Dabei haben Komponist Ralph Benatzky und vor allem Robert Gilbert, der Verfasser der Gesangstexte, schon ein gutes Stück Sprengkraft angelegt in ihrer Schilderung einer vermeintlich idyllischen, friedlichen Alpenlandschaft. Wie jede gute Operette hält auch das Rössl seinem Publikum den Spiegel vor, reflektiert das gesellschaftliche Miteinander, das zur Entstehungszeit des Stückes – Uraufführung im November 1930 in Berlin – von Wirtschaftskrise und politischen Umbrüchen geprägt war. Kleines Beispiel: da singt der hoffnungslos in die Rössl-Wirtin verliebte Zahlkellner Leopold „Der Mensch kann arbeiten, wenn er hofft!“ – und Leopolds Angebetete antwortet mit dem Satz „Der Mensch darf nur hoffen, wenn er arbeitet.“ Wenn danach im Publikum gelacht wird (wie hier in Münster), ist etwas schief gelaufen. Die Parodie – und das Weiße Rössl ist nichts anderes – wird als Ansatz einer das Stück ernst nehmenden Regie von ihr nicht aufgegriffen. Deshalb wirkt Peters’ Lesart so unkritisch und beschränkt sich auf die Nacherzählung diverser Liebesgeschichten und den Umstand, dass das Weiße Rössl eine gut gehende Ausflugskneipe ist (denkbar wäre, auch den Ausverkauf der Natur als Ware in den Blick zu bekommen [„Im Salzkammergut, da kann man gut lustig sein, und keen Aas dabei weiß wieso!“] – oder das „Heim ins Reich“, dem Österreich schon weit vor 1930 fröhnte). Alle Nase lang gibt es etwas zu lachen, aber es ist ein affirmatives Lachen, keines, was einem im Halse stecken blieb (und stecken bleiben müsste). Dass das Leben mehr Schein als Sein war und das Rössl eine beißende Satire auf diesen Schein – davon ist hier nichts zu spüren. Also wird Benatzkys Stück gezeigt als das, zu dem es vor vierzig, fünfzig Jahren gemacht worden ist: nette Unterhaltung mit seligen Melodien.
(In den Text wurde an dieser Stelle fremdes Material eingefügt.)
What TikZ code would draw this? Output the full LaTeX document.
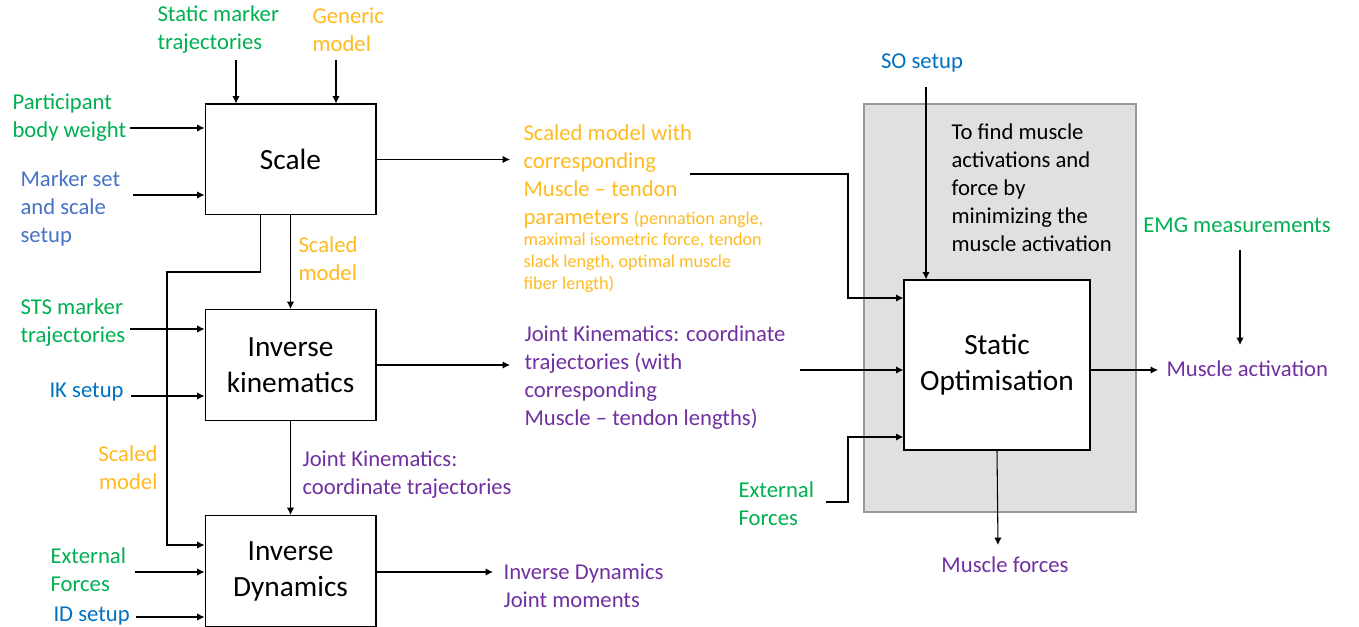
\documentclass[tikz,border=0pt]{standalone}
\usepackage{fontspec}
\setmainfont{Carlito}
\usepackage{xcolor}
\usepackage{tikz}
\usetikzlibrary{arrows.meta,positioning,calc}
\definecolor{grn}{HTML}{00B050}
\definecolor{orn}{HTML}{FFBA20}
\definecolor{blu}{HTML}{0070C0}
\definecolor{bluset}{HTML}{4472C4}
\definecolor{prp}{HTML}{7030A0}
\definecolor{panelfill}{HTML}{E0E0E0}
\definecolor{paneldraw}{HTML}{989898}

\begin{document}
\begin{tikzpicture}[
   x=0.75pt,y=-0.75pt,
   line width=0.8pt,
   box/.style={draw,line width=1pt,fill=white,minimum width=128pt,minimum height=83pt,
     inner sep=0pt,align=center,font=\fontsize{22}{27}\selectfont},
   lbl/.style={inner sep=0pt,align=left,font=\fontsize{17}{21}\selectfont},
   sml/.style={inner sep=0pt,align=left,font=\fontsize{13.6}{16.5}\selectfont},
   >={Latex[length=5.5pt,width=5.5pt]}]
 \useasboundingbox (0,0) rectangle (1359,627);
 % static optimisation panel
 \node[draw=paneldraw,fill=panelfill,line width=1pt,minimum width=204pt,minimum height=306pt] (panel) at (1000,308) {};
 \node[lbl,anchor=west] (aim) at (951,188) {To find muscle\\activations and\\force by\\minimizing the\\muscle activation};
 % tools
 \node[box] (scale) at (290.5,159.5) {Scale};
 \node[box] (ik) at (290.5,365) {Inverse\\kinematics};
 \node[box] (id) at (290.5,571) {Inverse\\Dynamics};
 \node[box,minimum width=139.5pt,minimum height=127.5pt] (so) at (997,365) {Static\\Optimisation};
 % inputs
 \node[lbl,text=grn,anchor=west] (smt) at (157,30) {Static marker\\trajectories};
 \node[lbl,text=orn,anchor=west] (gen) at (312,30) {Generic\\model};
 \node[lbl,text=grn,anchor=west] (pbw) at (12,118) {Participant\\body weight};
 \node[lbl,text=bluset,anchor=west] (mset) at (20,208) {Marker set\\and scale\\setup};
 \node[lbl,text=grn,anchor=west] (sts) at (20,323) {STS marker\\trajectories};
 \node[lbl,text=blu,anchor=west] (iks) at (49,392) {IK setup};
 \node[lbl,text=orn,anchor=east,align=right] (scm2) at (158,468) {Scaled\\model};
 \node[lbl,text=grn,anchor=west] (ef) at (50,570) {External\\Forces};
 \node[lbl,text=blu,anchor=west] (ids) at (53,616) {ID setup};
 \node[lbl,text=blu] (sos) at (922,63) {SO setup};
 \node[lbl,text=grn] (emg) at (1237,225) {EMG measurements};
 \node[lbl,text=grn,anchor=west] (ef2) at (738,504) {External\\Forces};
 % outputs
 \node[lbl,text=orn,anchor=west] (scm) at (298,259) {Scaled\\model};
 \node[lbl,text=orn,anchor=north west] (smw) at (523,124) {Scaled model with\\corresponding\\Muscle -- tendon\\parameters {\fontsize{13.6}{16.5}\selectfont (pennation angle,}};
 \node[sml,text=orn,below=3pt of smw.south west,anchor=north west] (mtp) {maximal isometric force, tendon\\slack length, optimal muscle\\fiber length)};
 \node[lbl,text=prp,anchor=west] (jkm) at (524,378) {Joint Kinematics: coordinate\\trajectories (with\\corresponding\\Muscle -- tendon lengths)};
 \node[lbl,text=prp,anchor=west] (jk) at (302,475) {Joint Kinematics:\\coordinate trajectories};
 \node[lbl,text=prp,anchor=west] (idm) at (503,586) {Inverse Dynamics\\Joint moments};
 \node[lbl,text=prp,anchor=west] (mact) at (1166,369) {Muscle activation};
 \node[lbl,text=prp] (mfor) at (1005,565) {Muscle forces};
 % connector ends
 \coordinate (smt-out) at (236,60);
 \coordinate (gen-out) at (336,60);
 \coordinate (pbw-out) at (130,128);
 \coordinate (mset-out) at (133,195);
 \coordinate (sts-out) at (130,329);
 \coordinate (iks-out) at (131,396);
 \coordinate (ef-out) at (135,572);
 \coordinate (ids-out) at (136,617);
 \coordinate (smw-in) at (510,159.5);
 \coordinate (smw-out) at (690,174);
 \coordinate (smw-turn) at (848,298);
 \coordinate (loop) at (167,272);
 \coordinate (jkm-in) at (510,365);
 \coordinate (jkm-out) at (800,370);
 \coordinate (ef2-out) at (826,502);
 \coordinate (ef2-turn) at (848,437);
 \coordinate (idm-in) at (493,572);
 \coordinate (sos-out) at (926,87);
 \coordinate (emg-out) at (1240,250);
 \coordinate (emg-in) at (1240,345);
 \coordinate (mact-in) at (1158,370);
 \coordinate (mfor-in) at (998,545);
 % scale
 \draw[->] (smt-out) -- (scale.north -| smt-out);
 \draw[->] (gen-out) -- (scale.north -| gen-out);
 \draw[->] (pbw-out) -- (scale.west |- pbw-out);
 \draw[->] (mset-out) -- (scale.west |- mset-out);
 \draw[->] (scale.east) -- (smw-in);
 \draw[->] (smw-out) -| (smw-turn) -- (so.west |- smw-turn);
 \draw[->] (scale.south) -- (ik.north);
 \draw[->] ($(scale.south)+(-30,0)$) |- (loop) |- ($(id.west)+(0,-26)$);
 % inverse kinematics
 \draw[->] (sts-out) -- (ik.west |- sts-out);
 \draw[->] (iks-out) -- (ik.west |- iks-out);
 \draw[->] (ik.east) -- (jkm-in);
 \draw[->] (ik.south) -- (id.north);
 % inverse dynamics
 \draw[->] (ef-out) -- (id.west |- ef-out);
 \draw[->] (ids-out) -- (id.west |- ids-out);
 \draw[->] (id.east |- idm-in) -- (idm-in);
 % static optimisation
 \draw[->] (jkm-out) -- (so.west |- jkm-out);
 \draw[->] (ef2-out) -| (ef2-turn) -- (so.west |- ef2-turn);
 \draw[->] (sos-out) -- (so.north -| sos-out);
 \draw[->] (emg-out) -- (emg-in);
 \draw[->] (so.east |- mact-in) -- (mact-in);
 \draw[->] (so.south) -- (mfor-in);
\end{tikzpicture}
\end{document}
Musikalisch macht Münsters Rössl eine enorm gute Figur. Hendrik Vestmann, der scheidende Erste Kapellmeister, findet mit dem Sinfonieorchester Münster genau den richtigen Ton (Schmelz, Zackigkeit, Lyrik, Poesie). Gesungen und gespielt wird ausgezeichnet. Da ist Fritz Steinbacher als Sigismund Sülzheimer, Robert Sellier als Rechtsanwalt Otto Siedler; Erwin Belakowitsch umwirbt seine Rössl-Chefin Josepha Vogelhuber alias Lisa Wedekind. Dirk Lohr grantelt in herrlichstem Berlinerisch herum, Henrike Jacob ist seine Tochter; Wolfram Grüsser und Kathrin Ost treten als ziemlich versponnenes Vater-Tochter-Pärchen auf, Tom Ohnerast erweist sich als überaus quirliger Gustl, dem anzulernenden Kellner. Marek Sarnowski als Kaiser Franz Joseph und Larissa Neudert als Christel von der Post sind fabelhaft. Auch Münsters Opernchor singt und spielt völlig überzeugend – in einer Inszenierung, deren hausbackener Humor dem Stück kaum zum Sprung ins Heute verhilft.